- Born: Muhammad Sajjad Khan Rawalakot, Azad Jammu and Kashmir, Pakistan
- Died: 10 March 1999 Bhalwal, Jammu and Kashmir, India
- Burial place: Jammu, Jammu and Kashmir, India
- Citizenship: Pakistan
- Occupation: Militant
- Years active: 1984–1996
- Organization: Harkat ul-Ansar
- Known for: Militancy
- Title: Commander
- Opponents: Indian Military; CRPF;
- Family: Sudhan
- Conflicts: Soviet-Afghan War; Insurgency in Jammu and Kashmir;

= Sajjad Afghani =

Indian Mujahid

Muhammad Sajjad Khan (died 10 March 1999), commonly known as Sajjad Afghani, was a prominent Pakistani militant leader, who was commander-in-chief of Harkat-ul-Mujahideen. He was known as Sajjad Afghani, due to his participation in the Soviet-Afghan War.

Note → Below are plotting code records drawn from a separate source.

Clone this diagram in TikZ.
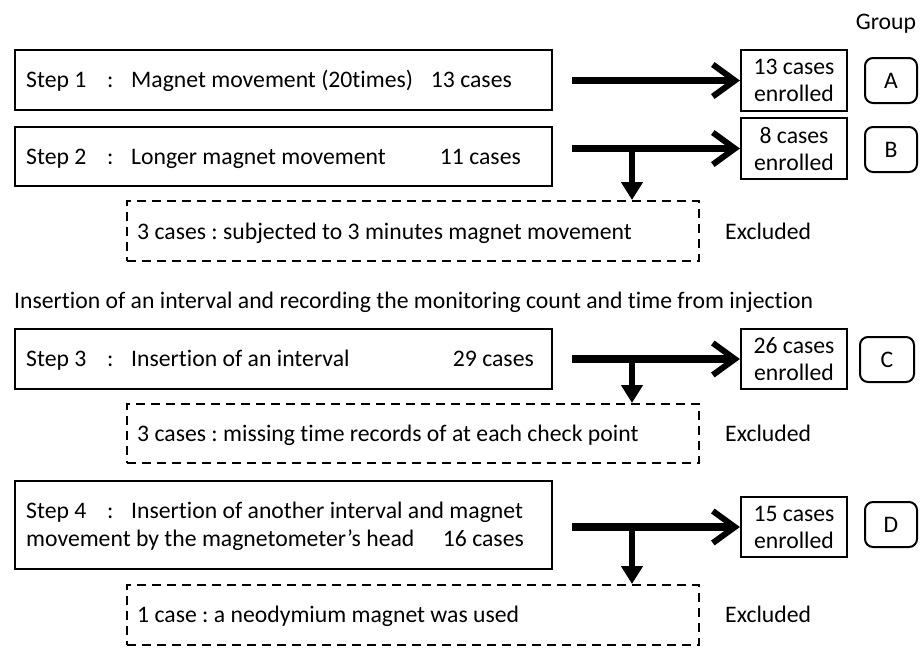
\documentclass[tikz,border=0pt]{standalone}
\usepackage{fontspec}
\setmainfont{Carlito}[Ligatures=NoCommon]
\usetikzlibrary{arrows.meta}
\frenchspacing
\tikzset{
  txt/.style={inner sep=0pt, font=\fontsize{23.7}{28}\selectfont, anchor=base west},
  txtr/.style={txt, anchor=base east},
  stepbox/.style={draw, line width=2.2pt, minimum width=537pt, inner sep=0pt},
  exbox/.style={draw, line width=2pt, dash pattern=on 9pt off 6pt, minimum width=572pt, minimum height=60pt, inner sep=0pt},
  enbox/.style={draw, line width=2.2pt, minimum width=106pt, minimum height=61pt, inner sep=0pt, align=center, font=\fontsize{23.7}{27}\selectfont},
  grpbox/.style={draw, line width=2pt, rounded corners=8pt, minimum width=52pt, minimum height=45pt, inner sep=0pt, font=\fontsize{23.7}{27}\selectfont},
  harr/.style={line width=7.5pt, -{Straight Barb[length=22pt,width=32pt,line width=6pt]}},
  varr/.style={line width=6.5pt, -{Triangle[length=18pt,width=21pt]}}
}
\begin{document}
\begin{tikzpicture}[x=1pt,y=-1pt]
\useasboundingbox (0,0) rectangle (921,648);
% step boxes
\node[stepbox, minimum height=60pt] (s1) at (283.5,80) {};
\node[stepbox, minimum height=59pt] (s2) at (283.5,156.5) {};
\node[stepbox, minimum height=60pt] (s3) at (283.5,359) {};
\node[stepbox, minimum height=88pt] (s4) at (283.5,525) {};
% excluded boxes
\node[exbox] (d1) at (413,231) {};
\node[exbox, minimum height=59pt] (d2) at (413,433.5) {};
\node[exbox] (d3) at (413,615) {};
% enrolled boxes
\node[enbox] (e1) at (794,80.5) {13 cases\\enrolled};
\node[enbox] (e2) at (794,148.5) {8 cases\\enrolled};
\node[enbox, minimum height=60pt] (e3) at (794,359) {26 cases\\enrolled};
\node[enbox, minimum height=60pt] (e4) at (794,527) {15 cases\\enrolled};
% group boxes
\node[txt, anchor=base] (grp) at (886,29) {Group};
\node[grpbox] (gA) at (891,80.5) {A};
\node[grpbox] (gB) at (891,149.5) {B};
\node[grpbox, minimum width=54pt] (gC) at (887,359.5) {C};
\node[grpbox] (gD) at (891,524.5) {D};
% step texts
\node[txt] (t1a) at (26,87.5) {Step 1};
\node[txt] (t1b) at (107,87.5) {:};
\node[txt] (t1c) at (131,87.5) {Magnet movement (20times)};
\node[txtr] (t1d) at (512,87.5) {13 cases};
\node[txt] (t2a) at (26,164) {Step 2};
\node[txt] (t2b) at (107,164) {:};
\node[txt] (t2c) at (131,164) {Longer magnet movement};
\node[txtr] (t2d) at (521,164) {11 cases};
\node[txt] (ins) at (14,308) {Insertion of an interval and recording the monitoring count and time from injection};
\node[txt] (t3a) at (26,366.5) {Step 3};
\node[txt] (t3b) at (107,366.5) {:};
\node[txt] (t3c) at (131,366.5) {Insertion of an interval};
\node[txtr] (t3d) at (534,366.5) {29 cases};
\node[txt] (t4a) at (26,518) {Step 4};
\node[txt] (t4b) at (107,518) {:};
\node[txt] (t4c) at (131,518) {Insertion of another interval and magnet};
\node[txt] (t4d) at (26,546) {movement by the magnetometer’s head};
\node[txtr] (t4e) at (524,546) {16 cases};
% excluded texts
\node[txt] (x1) at (137,239) {3 cases : subjected to 3 minutes magnet movement};
\node[txt] (x2) at (137,441) {3 cases : missing time records of at each check point};
\node[txt] (x3) at (137,622) {1 case : a neodymium magnet was used};
\node[txt] (y1) at (725,239) {Excluded};
\node[txt] (y2) at (725,441) {Excluded};
\node[txt] (y3) at (725,622) {Excluded};
% arrows
\coordinate (a1) at (572,80.5);
\coordinate (a2) at (572,148.5);
\coordinate (a3) at (572,359);
\coordinate (a4) at (572,527);
\coordinate (b2) at (632,148.5);
\coordinate (b3) at (632,359);
\coordinate (b4) at (632,527);
\draw[harr] (a1) -- (e1.west);
\draw[harr] (a2) -- (e2.west);
\draw[harr] (a3) -- (e3.west);
\draw[harr] (a4) -- (e4.west);
\draw[varr] (b2) -- (b2 |- d1.north);
\draw[varr] (b3) -- (b3 |- d2.north);
\draw[varr] (b4) -- (b4 |- d3.north);
\end{tikzpicture}
\end{document}
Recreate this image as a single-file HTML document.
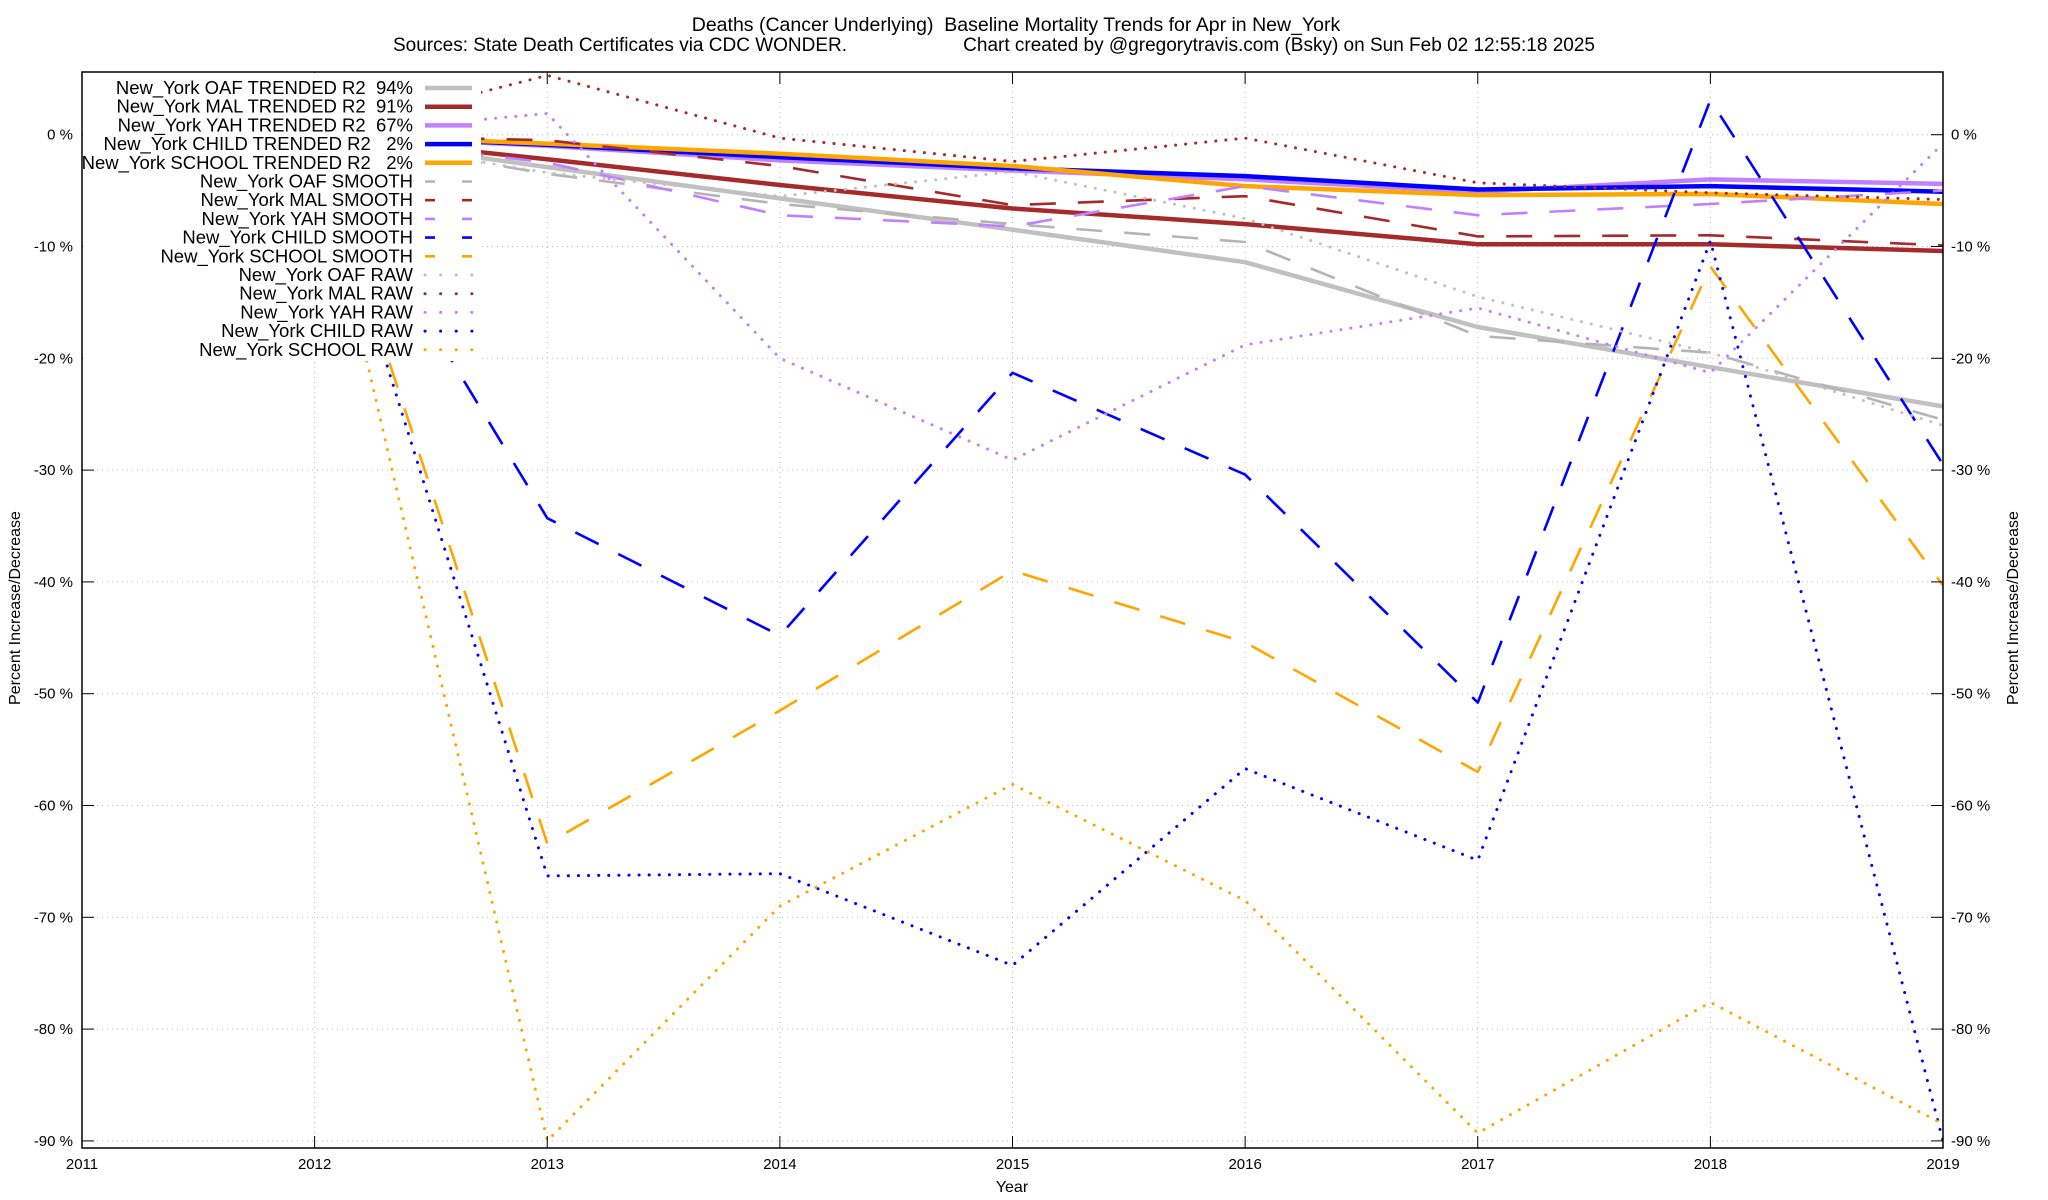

Khan was killed during an unsuccessful jailbreak from the Kot Bhalwal Jail on 10 March 1999.

==Early life==
He was born in the village of Baibakh, Rawalakot, in the Poonch District of Azad Kashmir, Pakistan.

==Soviet–Afghan War==
Sajjad Afghani joined the militancy under the banner of Harkat-ul-Mujahideen in the 1980s. He was well trained and remained involved in the Soviet–Afghan War. He stayed in Afghanistan until 1989.

==Commander in Chief==
In 1991 he became Commander in Chief of Harkat Ul Ansar in Srinagar. In June 1994 he was arrested along with Molana Masood Azhar by the Indian Border Security Force. Lt. Gen. Arjun Ray, then Brigadier General Staff (BGS), described Afghani, a frail but visibly tough militant who had fought the Russians, as the "biggest catch" given his importance in militant circles.

==Death==
According to Indian sources, Afghani was killed during an unsuccessful jailbreak from the Kot Bhalwal Jail on 10 March 1999. His death led to the hijacking of Indian Airlines Flight 814 in December by Harkat members, which led to the release of Masood Azhar, Ahmed Omar Saeed Sheikh and Mushtaq Ahmed Zargar by the Indian Government. The handover of his body had also been one of the initial demands of the hijackers.